Но Везенин уже повернулся уходить, ничего больше не спрашивая, не уточняя. Сунул рукопись в ту же сумку с мороженой рыбой, попрощался: «Счастливо, Аркадий. Пока!..» И ушел. Ушел, оставив его в пустой комнате, не подождав, хотя бы из вежливости, чтобы вместе выйти на улицу. Вранцов не успел сказать даже все, что наметил, какие–то ободряющие слова, заранее подготовленные, сказать не успел.
На душе у него сделалось совсем муторно. Словно обидел кровно Везенин, просто плюнул в лицо. «Гордый! Корчит из себя!.. На других лица нет, когда возвращают им рукопись, а этот хоть бы хны!.. — ругался он, собираясь домой, запихивая бумаги в стол, отыскивая по карманам перчатки. — Другие скандалят, имея положительную рецензию, жалуются вплоть до ЦК, ходят, просят, унижаются. А этот хлопнул дверью и ушел… Непризнанный талант! Сраный гений! Подумаешь, гонор!..»
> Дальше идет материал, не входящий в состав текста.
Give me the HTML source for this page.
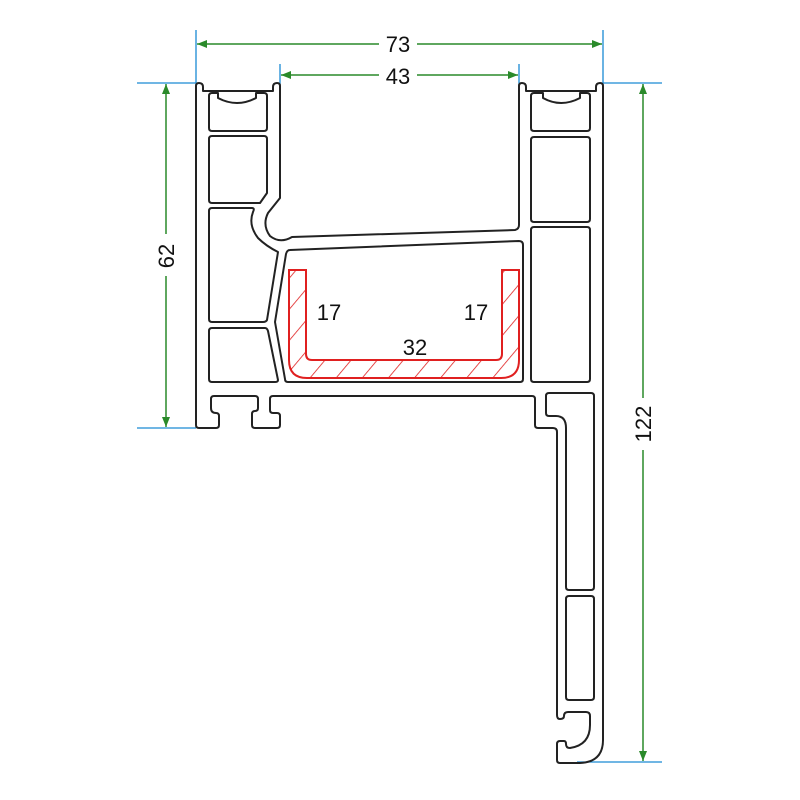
<!DOCTYPE html>
<html><head><meta charset="utf-8"><style>html,body{margin:0;padding:0;background:#fff}svg{display:block}</style></head>
<body>
<svg width="800" height="800" viewBox="0 0 800 800" xmlns="http://www.w3.org/2000/svg" font-family="Liberation Sans, sans-serif">
<defs>
<pattern id="h" width="20" height="20" patternUnits="userSpaceOnUse" patternTransform="rotate(40)">
<line x1="0" y1="0" x2="0" y2="20" stroke="#e02020" stroke-width="1.6"/>
</pattern>
<marker id="a" markerWidth="10" markerHeight="8" refX="10" refY="4" orient="auto-start-reverse" markerUnits="userSpaceOnUse"><path d="M0,0 L10,4 L0,8 Z" fill="#2a8a2a"/></marker>
</defs>
<g stroke="#1a8ad4" stroke-width="1.3">
<line x1="196" y1="30" x2="196" y2="83"/><line x1="603" y1="30" x2="603" y2="83"/>
<line x1="280" y1="64" x2="280" y2="86"/><line x1="519" y1="64" x2="519" y2="86"/>
<line x1="137" y1="83" x2="196" y2="83"/><line x1="137" y1="428" x2="196" y2="428"/>
<line x1="603" y1="83" x2="662" y2="83"/><line x1="577" y1="762" x2="662" y2="762"/>
</g>
<g stroke="#2a8a2a" stroke-width="1.5" fill="none">
<line x1="197" y1="44" x2="379" y2="44" marker-start="url(#a)"/><line x1="417" y1="44" x2="602" y2="44" marker-end="url(#a)"/>
<line x1="281" y1="75" x2="379" y2="75" marker-start="url(#a)"/><line x1="417" y1="75" x2="518" y2="75" marker-end="url(#a)"/>
<line x1="166" y1="84" x2="166" y2="234" marker-start="url(#a)"/><line x1="166" y1="276" x2="166" y2="427" marker-end="url(#a)"/>
<line x1="643" y1="84" x2="643" y2="398" marker-start="url(#a)"/><line x1="643" y1="450" x2="643" y2="761" marker-end="url(#a)"/>
</g>
<g font-size="22" fill="#111" text-anchor="middle">
<text x="398" y="52">73</text><text x="398" y="84">43</text>
<text transform="translate(174,256) rotate(-90)">62</text>
<text transform="translate(651,424) rotate(-90)">122</text>
<text x="329" y="320">17</text><text x="476" y="320">17</text><text x="415" y="355">32</text>
</g>
<g fill="none" stroke="#222" stroke-width="2" stroke-linejoin="round">
<path d="M196,86 Q196,83 199,83 Q203,83 203,87 L203,91 L273,91 L273,87 Q273,83 277,83 Q280,83 280,86 L280,198 L268,213 Q262,225 270,236 Q280,244 292,237 L515,230 Q519,229 519,225 L519,86 Q519,83 522,83 Q526,83 526,87 L526,91 L596,91 L596,87 Q596,83 600,83 Q603,83 603,86 L603,740 Q603,762 580,763 L560,763 Q557,763 557,760 L557,744 Q557,741 560,741 L564,741 Q566,741 566,744 Q566,748 570,748 Q590,745 590,725 L590,716 Q590,712 586,712 L568,712 Q564,712 564,716 Q564,719 560,719 Q557,719 557,715 L557,432 Q557,428 553,428 L538,428 Q535,428 535,425 L535,399 Q535,396 532,396 L273,396 Q270,396 270,399 L270,410 Q270,413 273,413 L277,413 Q280,413 280,416 L280,425 Q280,428 277,428 L255,428 Q252,428 252,425 L252,414 Q252,411 255,411 Q258,411 258,408 L258,399 Q258,396 255,396 L214,396 Q211,396 211,399 L211,408 Q211,413 216,413 Q219,413 219,416 L219,425 Q219,428 216,428 L199,428 Q196,428 196,425 Z"/>
<path d="M212,131 L264,131 Q267,131 267,128 L267,96 Q267,93 264,93 L256,93 L256,98 Q237,108 218,98 L218,93 L212,93 Q209,93 209,96 L209,128 Q209,131 212,131 Z"/>
<path d="M535,131 L587,131 Q590,131 590,128 L590,96 Q590,93 587,93 L580,93 L580,98 Q561,108 543,98 L543,93 L534,93 Q531,93 531,96 L531,128 Q531,131 534,131 Z"/>
<path d="M212,136 L264,136 Q267,136 267,139 L267,193 L260,203 L212,203 Q209,203 209,200 L209,139 Q209,136 212,136 Z"/>
<path d="M212,208 L252,208 Q255,208 253,212 Q248,225 258,238 Q266,246 278,252 L267,320 Q266,322 263,322 L212,322 Q209,322 209,319 L209,211 Q209,208 212,208 Z"/>
<path d="M212,328 L265,328 Q267,328 268,331 L278,380 Q278,382 275,382 L212,382 Q209,382 209,379 L209,331 Q209,328 212,328 Z"/>
<path d="M290,250 L519,241 Q523,241 523,245 L523,379 Q523,382 520,382 L288,382 Q285,382 285,379 L275,322 L286,254 Q287,250 290,250 Z"/>
<path d="M534,137 L587,137 Q590,137 590,140 L590,219 Q590,222 587,222 L534,222 Q531,222 531,219 L531,140 Q531,137 534,137 Z"/>
<path d="M534,227 L587,227 Q590,227 590,230 L590,379 Q590,382 587,382 L534,382 Q531,382 531,379 L531,230 Q531,227 534,227 Z"/>
<path d="M549,393 L591,393 Q594,393 594,396 L594,587 Q594,590 591,590 L569,590 Q566,590 566,587 L566,428 Q566,416 556,416 L549,416 Q546,416 546,413 L546,396 Q546,393 549,393 Z"/>
<path d="M569,596 L591,596 Q594,596 594,599 L594,697 Q594,700 591,700 L569,700 Q566,700 566,697 L566,599 Q566,596 569,596 Z"/>
</g>
<path d="M289,270 L306,270 L306,354 Q306,360 312,360 L496,360 Q502,360 502,354 L502,270 L519,270 L519,360 Q519,378 501,378 L307,378 Q289,378 289,360 Z" fill="url(#h)" stroke="#e02020" stroke-width="2"/>
</svg>
</body></html>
Распихал, как попало, бумаги, надел свою куртку с капюшоном и вышел в коридор.
В полутемном пустом вестибюле лишь над конторкой вахтера горел свет. Краснорожий, мрачный Савельич, сопя, пил чай с прихлебом за своей конторкой. Противными показались его заплывшие глазки, толстый пористый нос. Не попрощавшись, быстро прошел мимо него, досадливо хлопнул дверью, выходя. «Дверью не хлопать, интеллигенция!» — догнал его уже на улице грубый окрик вахтера.
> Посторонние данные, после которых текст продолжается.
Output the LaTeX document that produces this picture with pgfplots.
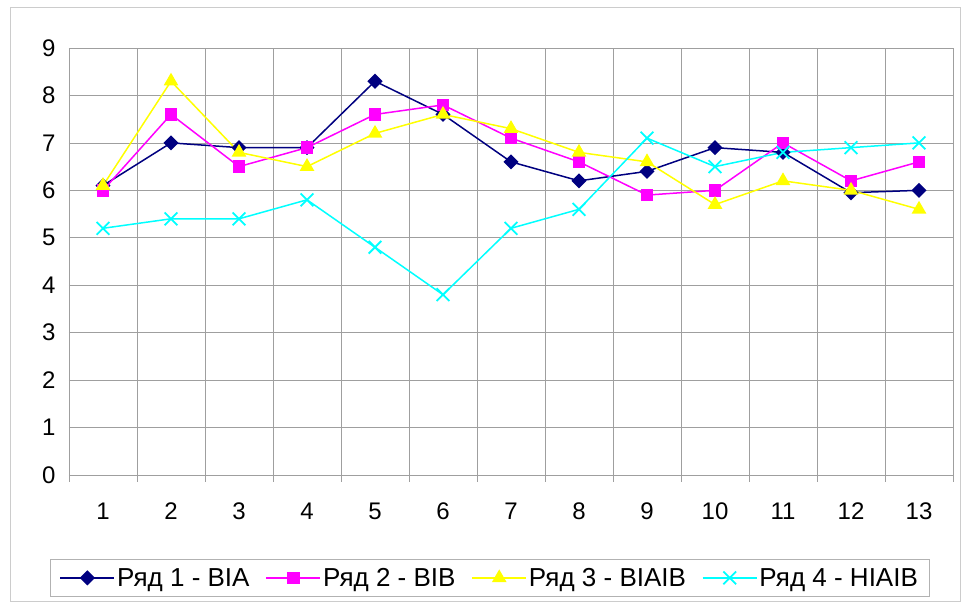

Даже и теперь отчетливо помнилось: на улице в тот вечер была сизая мгла. И весь–то день прошел полутемный, пасмурный, а к вечеру надвинулись откуда–то новые тучи, сгустившие сумерки почти до полуночной тьмы. Но вечернее освещение еще не включили, и потому тьма в городе была странная, не городская какая–то — не расцвеченная, как обычно, огнями на улицах, а сгущенная, сплошная. Даже окна в домах были темны. Рабочий день уже кончился, а домой люди не добрались еще — пол-Москвы в этот момент ехало в транспорте или толпами ожидало его на остановках. Машины по Ломоносовскому проспекту шли с зажженными фарами, как по какой–нибудь тундре в полярную ночь. Водители резко сбавили скорость, и эта сплошная масса машин двигалась во тьме непривычно медленно, будто в каком–то траурном кортеже. Время от времени небо высвечивалось нервными сухими всплесками бледных зарниц, и тогда весь город виден был далеко с горы — везде темный, почти без огней, будто вымерший. То там, то здесь в густом потоке машин водители длинно сигналили, и в наэлектризованном воздухе гудки эти звучали мрачно, зловеще, как трубы траурного оркестра. Гром, несильный, но угрожающий, глухо перекатывался почти непрерывно — словно большой барабан глухо аккомпанировал вою труб.
Вместо дождя вдруг посыпался густой снег. Но бледные молнии по–прежнему сквозили чрез белую пелену, сквозь нежданную круговерть холодных липких снежинок. В их фосфорических вспышках темные толпы на остановках и тротуарах стояли и брели, словно тени. Усиливаясь, становились слышны завывания ветра, какого–то не городского, а дикого, степного… И всю дорогу, пока с отвратительным настроением и головной болью Вранцов ехал с работы, в автобусе царило молчание, лишь изредка прерываемое старушечьим вздохом или сдавленным тоскливым мужским ругательством. Странное было чувство, будто автобус идет по широкой степи без дороги, и вокруг без дороги, неведомо куда бредут понурые усталые люди. А размытые остовы зданий и пик университета, проступавший сквозь тьму и пургу, казались лишь видением, каким–то степным миражем во мраке.